The N-benzoyl fulleropyrrolidine 7 (Figure S9) that presents a tricyclic structure fused to the fullerene sphere affords similar results to those obtained for 5. The direct retro-cycloaddition is not observed, probably due to the impossibility to eliminate a stable 1,3-dipole (azomethine ylide). However, an important fragment ion at m/z 799 (13) (Scheme 3 and Figure 5) is observed whose formation can be attributed to the loss of a N-methylbenzamide radical (134 Da). The subsequent isolation and fragmentation of 13 produces a CO extrusion (m/z 771) and the corresponding retro-cycloaddition reaction to form fullerene (Figure 6).

Scheme 3
scheme 3

 

Figure 5
figure 7

Negative ion spectrum of ESI-MS/MS of Compound 7

Figure 6
figure 8

Negative ion spectrum of ESI-MS/MS of fragment ion 13

When the fragmentation reaction of 7 was investigated using a Q-TOF detector, a new fragment ion at m/z 905 was detected (Figure S10). The formation of this ion can be attributed to the loss of a CO molecule (28 Da). Because pyrrolidinofullerene 7 presents two carbonyl groups in its structure, it is not possible to determine unequivocally the origin of this elimination. Surprisingly, Compound 8 with a similar structure but with a double bond attached at the carbonyl group of the amide moiety does not undergo neither the CO extrusion nor the retro-cycloaddition process (Figures S11 and S12). It is important to note that the thermal retro-cycloaddition reactions of N-acylpyrrolidinofullerenes do not take place even in the presence of strong dipolarophiles and copper triflate [46]. Theoretical calculations have shown that the benzoyl substituent destabilizes the azomethine ylide, thus preventing the reaction. On the other hand, the mass spectrometry of these compounds indicates that the retro-cycloaddition takes place only if a previous CO elimination occurs. The CO extrusion forms a N-alkyl derivative which can undergo a further retro-cycloaddition either under thermal [36] or under mass spectrometry conditions. The difference of thermal reactivity between N-acyl and N-alkylpyrrolidinofullerenes is so remarkable that they could find synthetic usefulness in the selective preservation of N-benzoyl derivatives in the presence of N-alkylpyrrolidines, provided that benzoylation of these rings is a reversible reaction [47]. The cycloreversion of N-alkylpyrrolidinofullerenes is easily achieved not only by heating but also under microwave irradiation or using ionic liquid phases in quantitative yield [48].

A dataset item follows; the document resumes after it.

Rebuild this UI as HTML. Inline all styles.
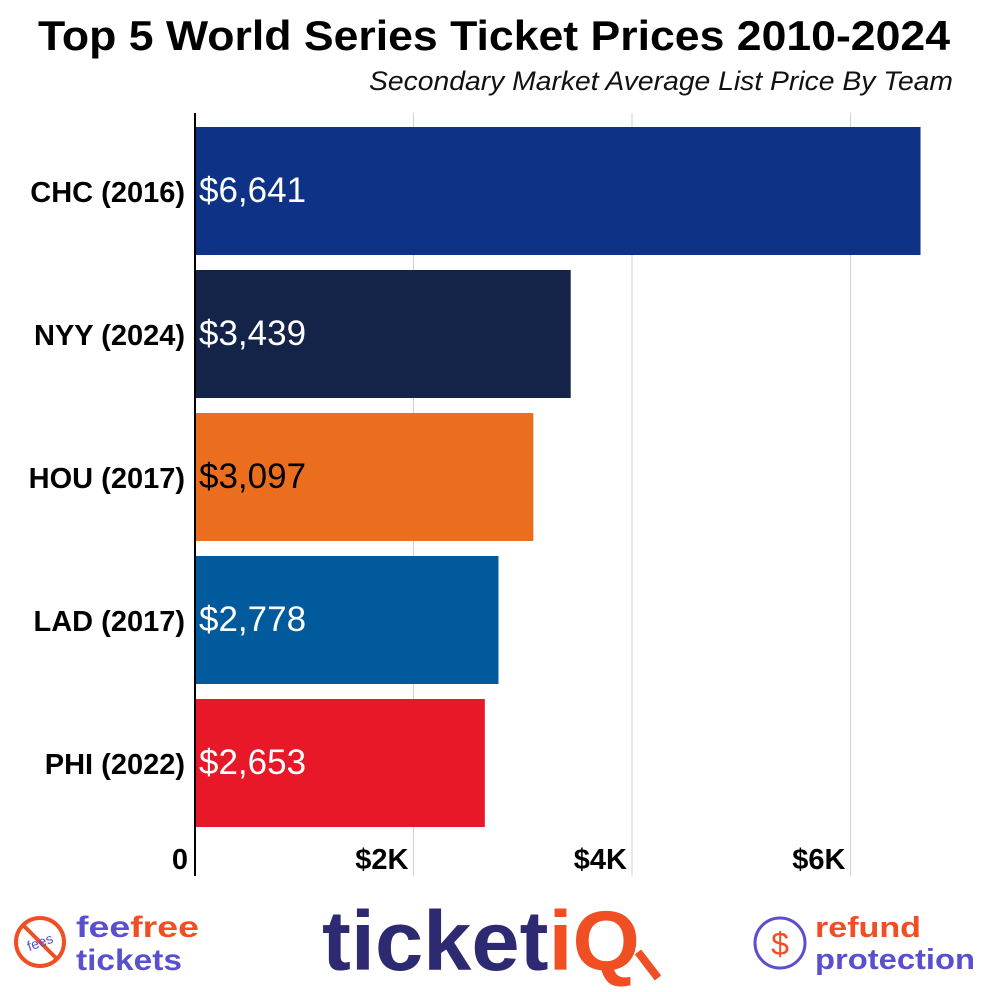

Compounds 9 and 10, which cannot undergo retro-cycloaddition thermal reaction [46], behave differently under mass spectrometry conditions, presenting a very important cycloreversion process. However, this process does not take place directly from the molecular ion, being necessary a previous elimination of the acyl group in order to form an appropriate pyrrolidine derivative for the cycloreversion process. Thus, the isolated molecular ion from 9 at m/z 899 (Figures S13 and 14) eliminates the 1-hexanoyl group as neutral ketene leading to a fragment at m/z 801, whose structure (Compound 4) is able to undergo a new elimination in order to form the corresponding the fullerene ion through a cycloreversion process. Another observed fragmentation is the elimination of a substituted methanimine, affording the corresponding methanofullerene (14) that undergoes a further retro-cycloaddition reaction (Scheme 4 and Figure S15).

Scheme 4
scheme 4

 

Similarly, the benzoylpyrrolidine 10 (M●– = 919) (Figures S16 and S17) eliminates N-benzoylmethanimine (133 Da) affording a fragment at m/z 786 with the postulated methanofullerene structure (15). A subsequent retro-cycloaddition from 15 or through a previous loss of the alkynyl chain (m/z 734) leads to the formation of fullerene (Scheme 5 and Figure S18). In contrast, the N-alkylpyrrolidine 11 (Figures S19 and S20) undergoes a direct cycloreversion process. These results are in total agreement with the reported data on the thermal retro-cycloaddition reactions of substituted fulleropyrrolidines [46].

Scheme 5
scheme 5

 

4 Conclusions

C-Alkyl-N-aryl-2-pyrazolinofullerenes undergo a retro-cycloaddition reaction under mass spectrometry conditions affording the corresponding fullerene fragment ion. This cycloreversion takes place as well when these compounds are heated in presence of a dipolarophile with a metal acid Lewis. Pyrrolidinofullerenes behave under mass spectrometry conditions depending on the substituent attached at the nitrogen atom of the pyrrolidine ring. Thus, unsusbtituted NH and N-alkyl pyrrolidines undergo a cycloreversion leading to the formation of fullerene. Similar results were obtained in the thermal retro-cycloaddition reactions of these compounds. In contrast, N-acylpyrrolidines whose thermal treatment do not afford retro-cycloaddition reaction, undergo the cycloreversion under mass spectrometry conditions. This process requires the previous elimination of the acyl group or a CO extrusion, thus affording N-alkyl pyrrolidinofullerenes, which eventually afford the fullerene as result of a retro-cycloaddition process. The mass spectrometry study of these compounds can be used for a better understanding of the structural requirements for the retro-cycloaddition reactions in the pyrazolino- and pyrrolidinofullerene derivatives.